- Material shown -

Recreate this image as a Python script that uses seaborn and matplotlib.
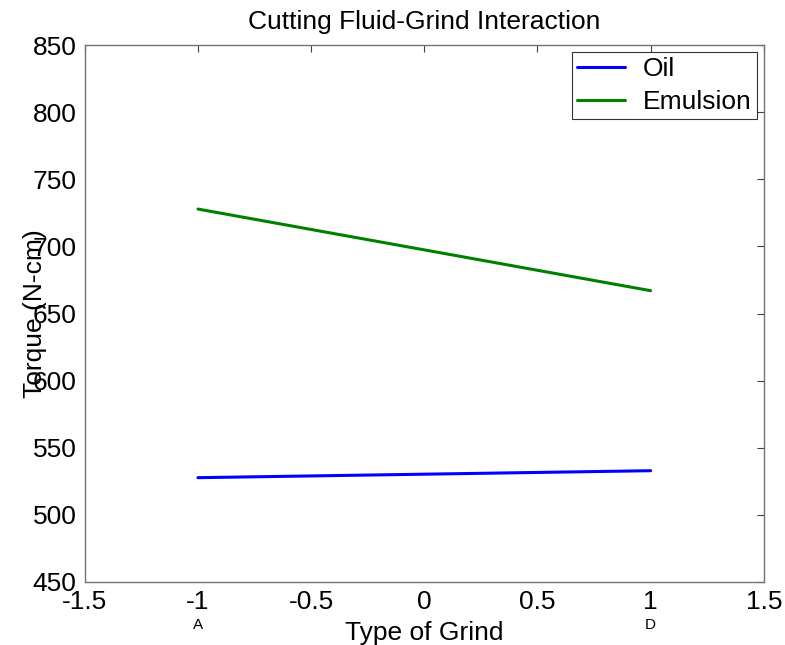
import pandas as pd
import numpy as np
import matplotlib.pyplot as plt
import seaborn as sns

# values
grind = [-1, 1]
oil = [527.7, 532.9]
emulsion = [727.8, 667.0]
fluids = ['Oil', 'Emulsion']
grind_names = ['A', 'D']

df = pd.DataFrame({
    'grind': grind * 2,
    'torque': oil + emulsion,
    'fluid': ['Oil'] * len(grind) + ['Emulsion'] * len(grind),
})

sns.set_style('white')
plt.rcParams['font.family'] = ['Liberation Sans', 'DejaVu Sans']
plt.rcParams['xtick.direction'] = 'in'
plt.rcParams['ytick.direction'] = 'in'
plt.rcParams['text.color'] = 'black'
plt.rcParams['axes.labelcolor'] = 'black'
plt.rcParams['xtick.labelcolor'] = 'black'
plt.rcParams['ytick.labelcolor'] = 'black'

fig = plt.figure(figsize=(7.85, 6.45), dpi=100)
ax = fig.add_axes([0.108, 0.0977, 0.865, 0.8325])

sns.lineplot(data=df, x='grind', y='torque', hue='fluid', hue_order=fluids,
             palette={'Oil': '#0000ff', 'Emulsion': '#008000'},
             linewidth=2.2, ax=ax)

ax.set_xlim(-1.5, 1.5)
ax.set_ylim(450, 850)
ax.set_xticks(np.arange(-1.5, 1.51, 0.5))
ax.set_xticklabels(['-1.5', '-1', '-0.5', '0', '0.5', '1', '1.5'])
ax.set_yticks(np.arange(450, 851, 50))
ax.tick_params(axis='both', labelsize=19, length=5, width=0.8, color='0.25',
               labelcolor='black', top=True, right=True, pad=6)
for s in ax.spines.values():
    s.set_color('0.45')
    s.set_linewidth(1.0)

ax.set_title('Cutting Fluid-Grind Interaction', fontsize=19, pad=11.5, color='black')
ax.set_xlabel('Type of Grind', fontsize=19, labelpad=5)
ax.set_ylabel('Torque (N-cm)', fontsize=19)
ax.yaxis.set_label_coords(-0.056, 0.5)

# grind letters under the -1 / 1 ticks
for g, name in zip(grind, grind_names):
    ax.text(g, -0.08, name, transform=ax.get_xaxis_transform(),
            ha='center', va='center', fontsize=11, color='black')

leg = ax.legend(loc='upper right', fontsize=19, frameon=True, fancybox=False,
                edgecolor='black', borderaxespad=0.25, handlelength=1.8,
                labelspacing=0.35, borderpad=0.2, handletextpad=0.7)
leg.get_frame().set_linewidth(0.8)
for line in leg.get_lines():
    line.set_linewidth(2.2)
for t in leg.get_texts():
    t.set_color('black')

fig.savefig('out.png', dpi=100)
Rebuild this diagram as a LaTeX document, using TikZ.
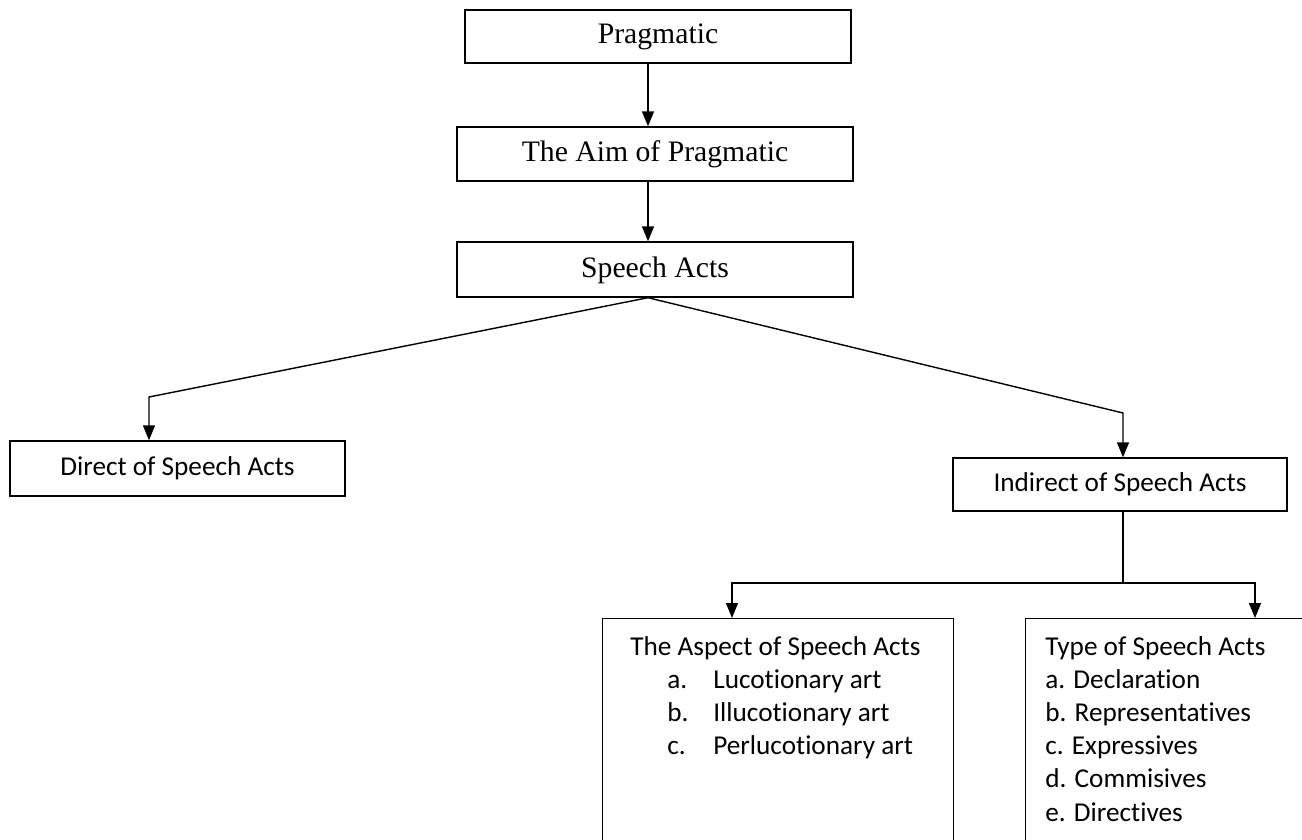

- Task to carry out -
Reproduce the material word for word. Any pictures should be left out of the copy.

- Correct result -
Recreate this image as a Python script that uses seaborn and matplotlib.
import pandas as pd
import numpy as np
import matplotlib.pyplot as plt
import seaborn as sns

# values
grind = [-1, 1]
oil = [527.7, 532.9]
emulsion = [727.8, 667.0]
fluids = ['Oil', 'Emulsion']
grind_names = ['A', 'D']

df = pd.DataFrame({
    'grind': grind * 2,
    'torque': oil + emulsion,
    'fluid': ['Oil'] * len(grind) + ['Emulsion'] * len(grind),
})

sns.set_style('white')
plt.rcParams['font.family'] = ['Liberation Sans', 'DejaVu Sans']
plt.rcParams['xtick.direction'] = 'in'
plt.rcParams['ytick.direction'] = 'in'
plt.rcParams['text.color'] = 'black'
plt.rcParams['axes.labelcolor'] = 'black'
plt.rcParams['xtick.labelcolor'] = 'black'
plt.rcParams['ytick.labelcolor'] = 'black'

fig = plt.figure(figsize=(7.85, 6.45), dpi=100)
ax = fig.add_axes([0.108, 0.0977, 0.865, 0.8325])

sns.lineplot(data=df, x='grind', y='torque', hue='fluid', hue_order=fluids,
             palette={'Oil': '#0000ff', 'Emulsion': '#008000'},
             linewidth=2.2, ax=ax)

ax.set_xlim(-1.5, 1.5)
ax.set_ylim(450, 850)
ax.set_xticks(np.arange(-1.5, 1.51, 0.5))
ax.set_xticklabels(['-1.5', '-1', '-0.5', '0', '0.5', '1', '1.5'])
ax.set_yticks(np.arange(450, 851, 50))
ax.tick_params(axis='both', labelsize=19, length=5, width=0.8, color='0.25',
               labelcolor='black', top=True, right=True, pad=6)
for s in ax.spines.values():
    s.set_color('0.45')
    s.set_linewidth(1.0)

ax.set_title('Cutting Fluid-Grind Interaction', fontsize=19, pad=11.5, color='black')
ax.set_xlabel('Type of Grind', fontsize=19, labelpad=5)
ax.set_ylabel('Torque (N-cm)', fontsize=19)
ax.yaxis.set_label_coords(-0.056, 0.5)

# grind letters under the -1 / 1 ticks
for g, name in zip(grind, grind_names):
    ax.text(g, -0.08, name, transform=ax.get_xaxis_transform(),
            ha='center', va='center', fontsize=11, color='black')

leg = ax.legend(loc='upper right', fontsize=19, frameon=True, fancybox=False,
                edgecolor='black', borderaxespad=0.25, handlelength=1.8,
                labelspacing=0.35, borderpad=0.2, handletextpad=0.7)
leg.get_frame().set_linewidth(0.8)
for line in leg.get_lines():
    line.set_linewidth(2.2)
for t in leg.get_texts():
    t.set_color('black')

fig.savefig('out.png', dpi=100)
Rebuild this diagram as a LaTeX document, using TikZ.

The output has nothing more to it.